Confronted by the scale of these empires, traditional Greek city states had little choice but to organize themselves into loosely constructed federations, if only to resist pressure exerted by Hellenistic dynasts. The Aetolian League emerged in central mainland Greece; the Achaean League in the Peloponnesus (including Corinth, but not Sparta). Certain states, Rhodes, Athens, Sparta, remained independent, Rhodes because of its importance to Mediterranean trade and its naval power; Athens because of its status as an international cultural center and "university town"; Sparta because of its secure borders and generally xenophobic behavior. But trends definitely shifted in the direction of the new empires.
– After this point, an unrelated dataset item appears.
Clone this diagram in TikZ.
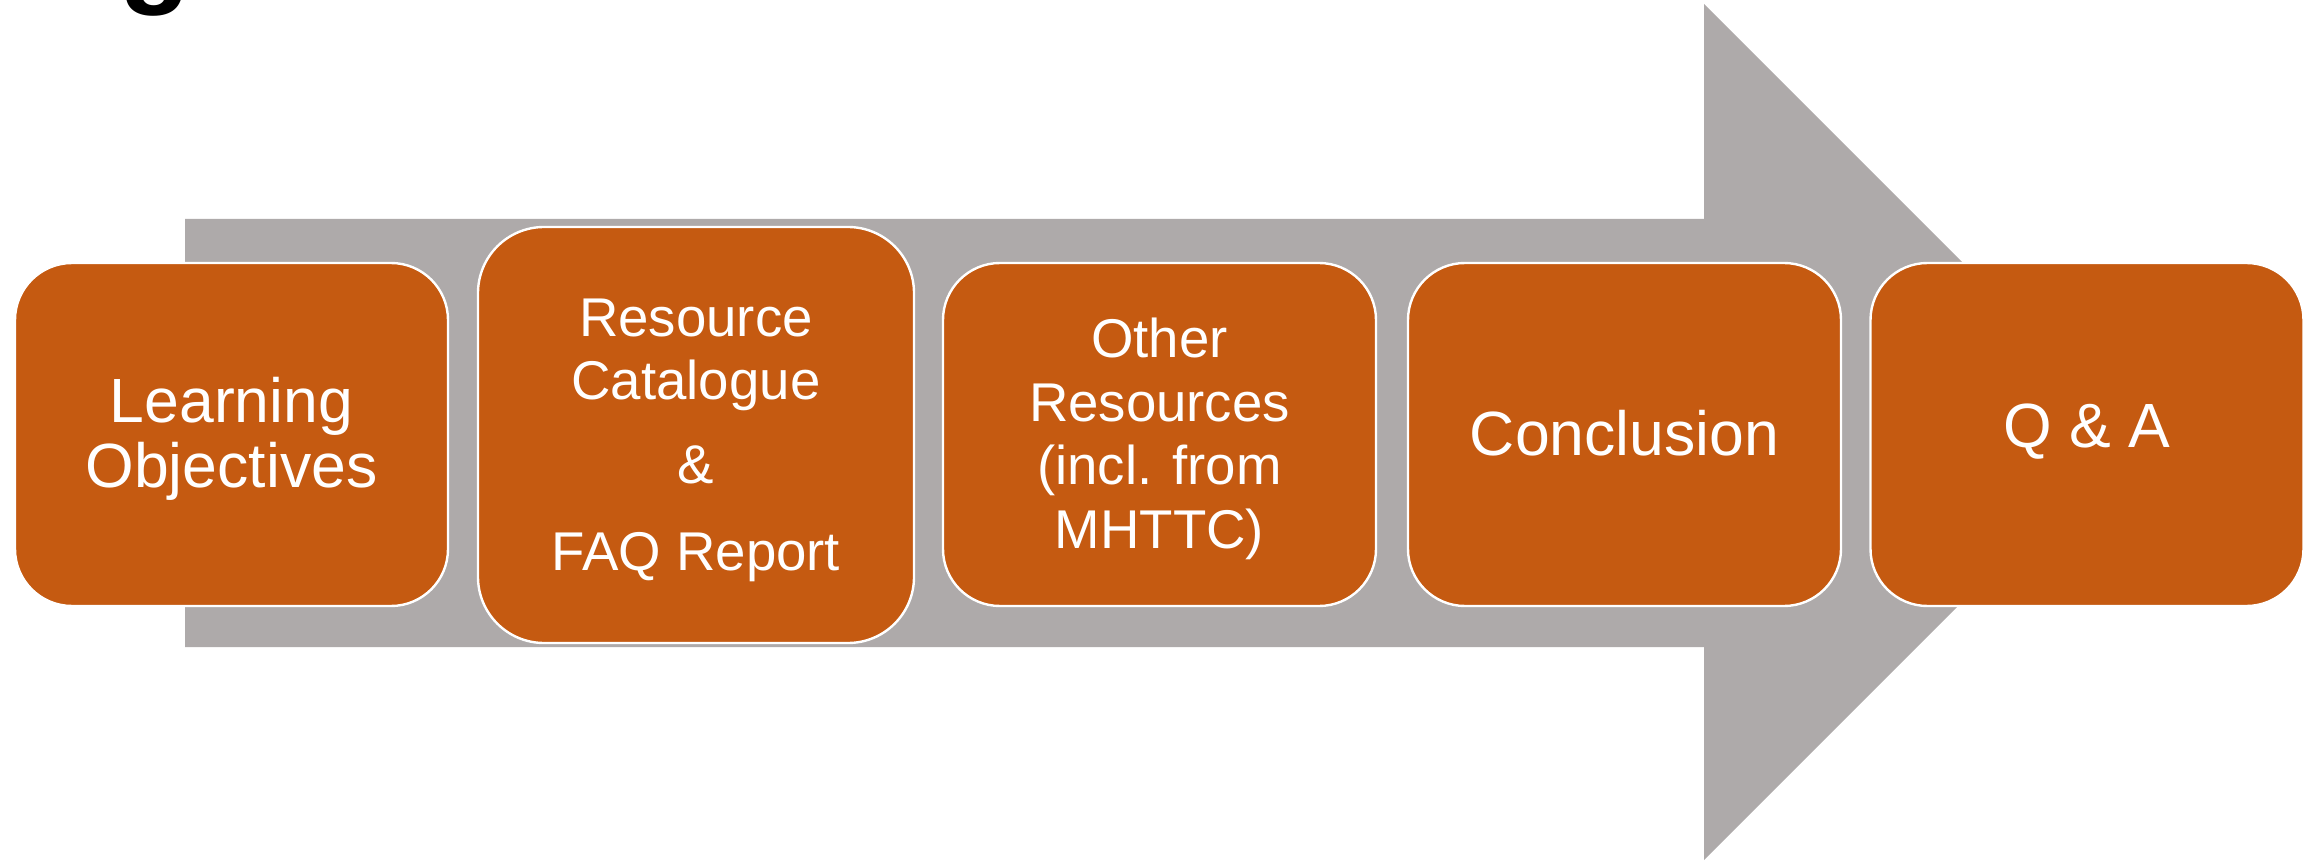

Greek mercenaries, citizens down at their luck, and/or nobles seeking greater opportunities migrated eastward to join the Greek-speaking intelligentsia of the Hellenistic capitals, to serve in Hellenistic armies, or to participate in colonizing enterprises. The common denominator to membership in the Hellenistic hierarchy, regardless of ethnic origin, was Greek language and Greek culture, obtained exclusively through educational training in the Greek gymnasium. Many Hellenistic kings continued to employ the "meritocratic" policies of Philip and Alexander, recruiting the "best and the brightest" of the Greek world to command their armies and to serve as governors, courtiers, financiers, and ambassadors. Hierarchical status at the Hellenistic court was designated by recognition as "a friend of the king," and marriage alliances with the royal families cemented such relationships closer still. The emerging international community that ran the Hellenistic world assumed a confident new attitude that transcended traditional loyalties to the Greek polis. They perceived of themselves as "kosmopolitai" (cosmopolitans), or citizens of the world; people so adept with the customs and institutions of the new order that they were at home anywhere in the eastern Mediterranean. This new attitude had a profound effect on society, arts, and philosophy.